A-t-on besoin de la bénédiction de la culture légitime pour reconnaître le talent? On peut aimer Cassavettes et trouver que Columbo a été un formidable rôle, incarné à la perfection par un comédien surdoué.

Comme souvent, Umberto Eco n’est pas tombé loin quand il décrit Columbo comme la nouvelle manifestation du petit homme, héros au rabais de la modernité télévisée (De Superman au surhomme, Grasset, 1993).
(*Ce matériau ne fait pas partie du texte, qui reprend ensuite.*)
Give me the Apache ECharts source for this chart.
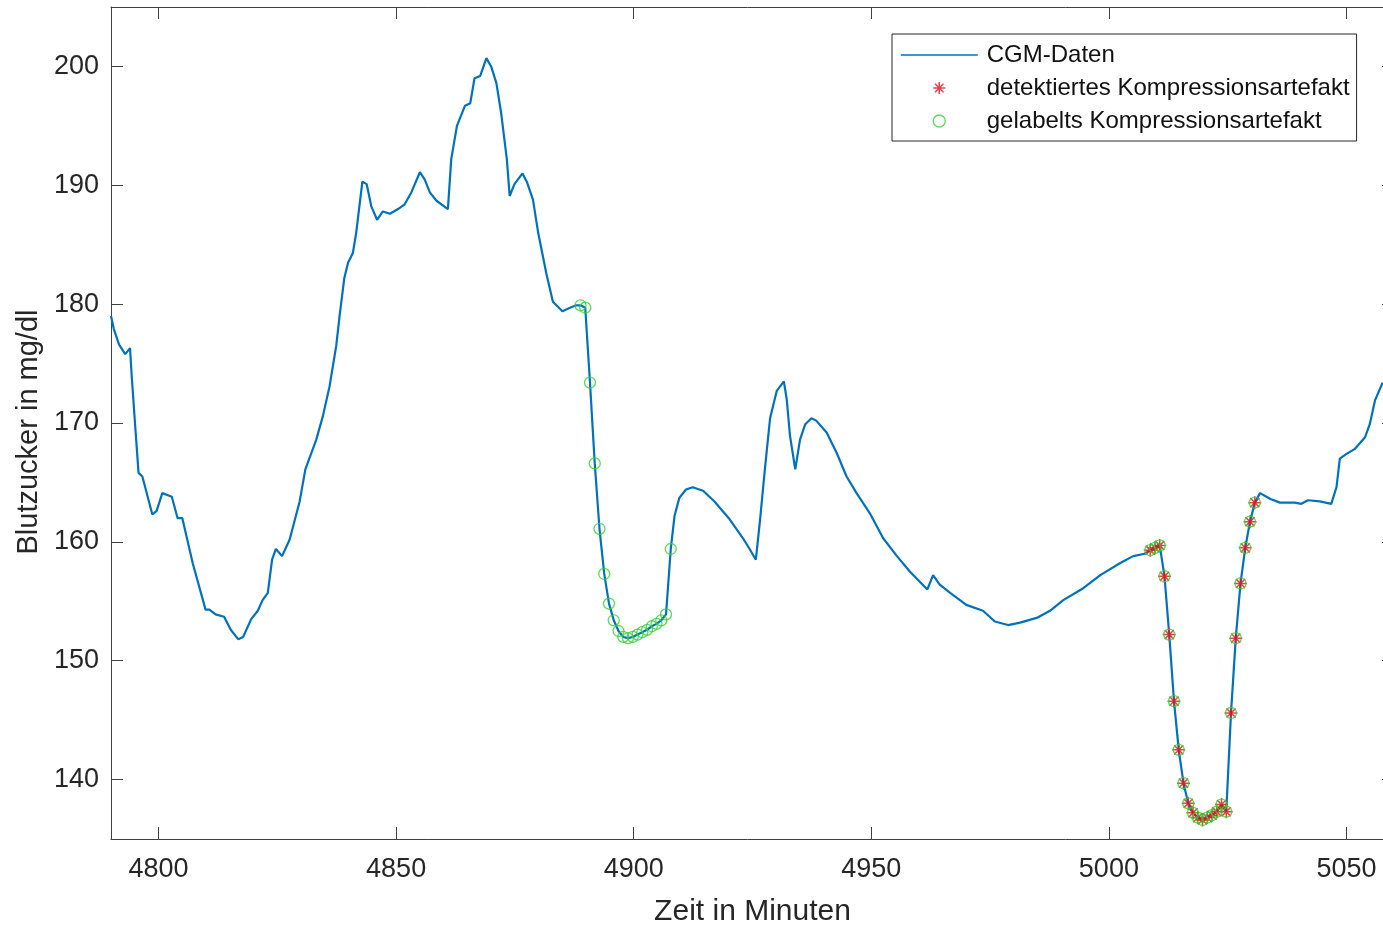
<!DOCTYPE html>
<html>
<head>
<meta charset="utf-8">
<title>CGM Kompressionsartefakte</title>
<script src="https://cdn.jsdelivr.net/npm/echarts@6/dist/echarts.min.js"></script>
<style>
  html, body { margin: 0; padding: 0; background: #fff; }
  #chart { width: 1383px; height: 925px; }
</style>
</head>
<body>
<div id="chart"></div>
<script>
// CGM-Verlauf (Zeit in Minuten, Blutzucker in mg/dl)
const cgmTime = [
  4790.0, 4790.6, 4791.7, 4793.0, 4794.0, 4794.4, 4795.1, 4795.8, 4796.6, 4798.7,
  4799.6, 4800.8, 4802.8, 4804.0, 4805.0, 4807.2, 4809.9, 4810.7, 4812.0, 4813.8,
  4815.2, 4816.8, 4817.8, 4819.5, 4820.9, 4821.9, 4823.0, 4823.9, 4824.7, 4826.0,
  4827.6, 4829.7, 4830.9, 4833.2, 4834.6, 4836.0, 4837.4, 4838.1, 4839.1, 4839.9,
  4840.9, 4841.6, 4842.9, 4843.8, 4844.8, 4846.0, 4847.2, 4848.7, 4850.4, 4851.8,
  4853.2, 4855.0, 4856.0, 4857.1, 4858.5, 4860.9, 4861.6, 4862.8, 4864.5, 4865.6,
  4866.5, 4867.7, 4869.0, 4870.0, 4871.1, 4872.1, 4873.3, 4873.9, 4874.9, 4876.6,
  4877.5, 4878.8, 4879.9, 4881.6, 4883.0, 4885.0, 4886.6, 4887.9,
  4908.6, 4909.6, 4911.0, 4912.4, 4914.6, 4917.0, 4920.2, 4923.0, 4924.4, 4925.7,
  4926.6, 4927.6, 4928.7, 4930.1, 4931.6, 4932.2, 4932.9, 4934.0, 4935.0, 4936.1,
  4937.4, 4938.4, 4940.6, 4942.7, 4944.8, 4946.9, 4949.7, 4952.5, 4955.4, 4958.1,
  4961.8, 4963.0, 4964.4, 4966.6, 4970.0, 4973.5, 4976.0, 4978.8, 4981.3, 4984.8,
  4987.6, 4990.4, 4994.6, 4998.2, 5002.3, 5005.1, 5007.5,
  5031.8, 5034.0, 5036.0, 5039.1, 5040.5, 5041.9, 5044.4, 5046.8, 5047.9, 5048.6,
  5050.0, 5051.7, 5053.9, 5054.9, 5056.0, 5057.6
]
const cgmValue = [
  179.0, 177.9, 176.6, 175.8, 176.3, 173.7, 169.7, 165.8, 165.5, 162.3,
  162.6, 164.1, 163.8, 162.0, 162.0, 158.2, 154.3, 154.3, 153.9, 153.7,
  152.6, 151.8, 152.0, 153.5, 154.2, 155.1, 155.7, 158.5, 159.4, 158.8,
  160.2, 163.4, 166.1, 168.6, 170.6, 173.1, 176.5, 179.0, 182.2, 183.5,
  184.3, 186.0, 190.3, 190.1, 188.2, 187.1, 187.8, 187.6, 188.0, 188.4,
  189.4, 191.1, 190.5, 189.4, 188.7, 188.0, 192.2, 195.0, 196.7, 196.9,
  199.0, 199.2, 200.7, 200.0, 198.6, 196.1, 192.2, 189.1, 190.1, 191.0,
  190.3, 188.8, 186.0, 182.6, 180.2, 179.4, 179.7, 179.9,
  162.2, 163.7, 164.4, 164.6, 164.3, 163.4, 161.9, 160.3, 159.4, 158.5,
  161.9, 166.1, 170.4, 172.7, 173.5, 172.0, 168.9, 166.1, 168.6, 169.9,
  170.4, 170.2, 169.2, 167.5, 165.5, 164.1, 162.4, 160.3, 158.8, 157.5,
  156.0, 157.2, 156.4, 155.7, 154.7, 154.2, 153.3, 153.0, 153.2, 153.6,
  154.2, 155.1, 156.1, 157.2, 158.2, 158.8, 159.0,
  164.1, 163.6, 163.3, 163.3, 163.2, 163.5, 163.4, 163.2, 164.6, 167.0,
  167.4, 167.8, 168.8, 169.9, 171.9, 173.4
]

// nur gelabeltes Artefakt (erster Einbruch)
const labelOnlyTime = [
  4888.8, 4889.8, 4890.8, 4891.8, 4892.8, 4893.8, 4894.8, 4895.8, 4896.8, 4897.8,
  4898.8, 4899.8, 4900.8, 4901.8, 4902.8, 4903.8, 4904.8, 4905.8, 4906.8, 4907.8
]
const labelOnlyValue = [
  179.9, 179.7, 173.4, 166.6, 161.1, 157.3, 154.8, 153.4, 152.5, 152.0,
  151.9, 152.0, 152.2, 152.4, 152.6, 152.9, 153.1, 153.4, 153.9, 159.4
]

// detektiert und gelabelt (zweiter Einbruch)
const detectedTime = [
  5008.7, 5009.7, 5010.7, 5011.7, 5012.7, 5013.7, 5014.7, 5015.7, 5016.7, 5017.7,
  5018.7, 5019.7, 5020.7, 5021.7, 5022.7, 5023.7, 5024.7, 5025.7, 5026.7, 5027.7,
  5028.7, 5029.7, 5030.7
]
const detectedValue = [
  159.3, 159.5, 159.7, 157.1, 152.2, 146.6, 142.5, 139.7, 138.0, 137.2,
  136.8, 136.6, 136.8, 137.0, 137.3, 137.9, 137.3, 145.6, 151.9, 156.5,
  159.5, 161.7, 163.3
]

const xTicks = [4800, 4850, 4900, 4950, 5000, 5050]
const yTicks = [140, 150, 160, 170, 180, 190, 200]

const seriesNames = ['CGM-Daten', 'detektiertes Kompressionsartefakt', 'gelabelts Kompressionsartefakt']

const font = 'Liberation Sans, Arial, sans-serif'
const axisColor = '#404040'
const textColor = '#262626'

const pairs = (t, v) => t.map((x, i) => [x, v[i]])

// Linie läuft durch alle Punkte, auch durch die Artefakte
const lineData = pairs(cgmTime, cgmValue)
  .concat(pairs(labelOnlyTime, labelOnlyValue))
  .concat(pairs(detectedTime, detectedValue))
  .sort((a, b) => a[0] - b[0])
const detectedData = pairs(detectedTime, detectedValue)
const labelledData = pairs(labelOnlyTime, labelOnlyValue).concat(detectedData)

const starPath = 'path://M0,-6L0,6M-6,0L6,0M-4.2,-4.2L4.2,4.2M-4.2,4.2L4.2,-4.2'
const red = '#e3141c'
const green = '#2fd42f'
const blue = '#0072BD'

const xAxisBase = {
  type: 'value', min: 4790, max: 5060,
  axisLine: { show: true, onZero: false, lineStyle: { color: axisColor, width: 1 } },
  axisTick: { show: true, inside: true, length: 12, customValues: xTicks, lineStyle: { color: axisColor } },
  splitLine: { show: false }
}
const yAxisBase = {
  type: 'value', min: 135, max: 205,
  axisLine: { show: true, onZero: false, lineStyle: { color: axisColor, width: 1 } },
  axisTick: { show: true, inside: true, length: 12, customValues: yTicks, lineStyle: { color: axisColor } },
  splitLine: { show: false }
}

const chart = echarts.init(document.getElementById('chart'))
chart.setOption({
  animation: false,
  backgroundColor: '#fff',
  grid: {
    left: 111, top: 7, width: 1283, height: 832,
    containLabel: false, outerBoundsMode: 'none'
  },
  xAxis: [
    Object.assign({}, xAxisBase, {
      position: 'bottom',
      axisLabel: {
        customValues: xTicks, margin: 17, fontSize: 27, color: textColor, fontFamily: font,
        formatter: v => String(v)
      },
      name: 'Zeit in Minuten', nameLocation: 'middle', nameGap: 58,
      nameTextStyle: { fontSize: 30, color: textColor, fontFamily: font }
    }),
    Object.assign({}, xAxisBase, { position: 'top', axisLabel: { show: false } })
  ],
  yAxis: [
    Object.assign({}, yAxisBase, {
      position: 'left',
      axisLabel: {
        customValues: yTicks, margin: 12, fontSize: 27, color: textColor, fontFamily: font,
        formatter: v => String(v)
      },
      name: 'Blutzucker in mg/dl', nameLocation: 'middle', nameGap: 61,
      nameTextStyle: { fontSize: 29, color: textColor, fontFamily: font, padding: [0, 18, 0, 0] }
    }),
    Object.assign({}, yAxisBase, { position: 'right', axisLabel: { show: false } })
  ],
  legend: {
    orient: 'vertical', left: 892, top: 34,
    padding: [9, 7, 8, 8], itemGap: 9, itemWidth: 77, itemHeight: 12,
    backgroundColor: '#fff', borderColor: '#262626', borderWidth: 1, borderRadius: 0,
    selectedMode: false,
    textStyle: { fontSize: 24, color: '#111', fontFamily: font, padding: [0, 0, 0, 4] },
    data: [
      {
        name: seriesNames[0], icon: 'inherit',
        itemStyle: { color: 'rgba(0,0,0,0)', borderWidth: 0 },
        lineStyle: { color: blue, width: 1.5 }
      },
      { name: seriesNames[1], icon: starPath, itemStyle: { color: 'none', borderColor: red, borderWidth: 1.5 } },
      { name: seriesNames[2], icon: 'circle', itemStyle: { color: 'rgba(0,0,0,0)', borderColor: green, borderWidth: 1.3 } }
    ]
  },
  series: [
    {
      name: seriesNames[0], type: 'line', data: lineData,
      showSymbol: false, symbol: 'none',
      lineStyle: { color: blue, width: 2.2 }, itemStyle: { color: blue },
      z: 2
    },
    {
      name: seriesNames[1], type: 'scatter', data: detectedData,
      symbol: starPath, symbolSize: 13,
      itemStyle: { color: 'none', borderColor: red, borderWidth: 1.5 },
      z: 3
    },
    {
      name: seriesNames[2], type: 'scatter', data: labelledData,
      symbol: 'circle', symbolSize: 11,
      itemStyle: { color: 'rgba(0,0,0,0)', borderColor: green, borderWidth: 1.3 },
      z: 4
    }
  ]
})
</script>
</body>
</html>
Mais l’auteur du Nom de la Rose était déjà trop star lui-même pour être encore sensible à la part de revanche de classe que comporte le feuilleton.

En promenant son imper crade et ses manières de beauf dans les salons de grands bourgeois convaincus de leur impunité, l’inspecteur venge les prolos du monde entier, qui n’aimeraient rien tant que secouer la cendre de leur cigare à deux balles sur le tapis angora et faire trembler les puissants d’un «encore un p’tit détail» (« just one more thing« )…

Oui, la télé peut parfois venger les pauvres, et Columbo a été un de ces feuilletons universels qui a signé la montée en puissance de la culture télévisuelle, l’envers satirique du personnage incarné au cinéma par James Bond, avec épouse légitime invisible et moyens riquiqui, quand le grand écran affichait ses pin-up et ses dollars. Une création d’époque, un rôle comme il n’y en a que quelques-uns par génération, que Peter Falk incarnait visiblement avec un plaisir gourmand. Salut, l’artiste!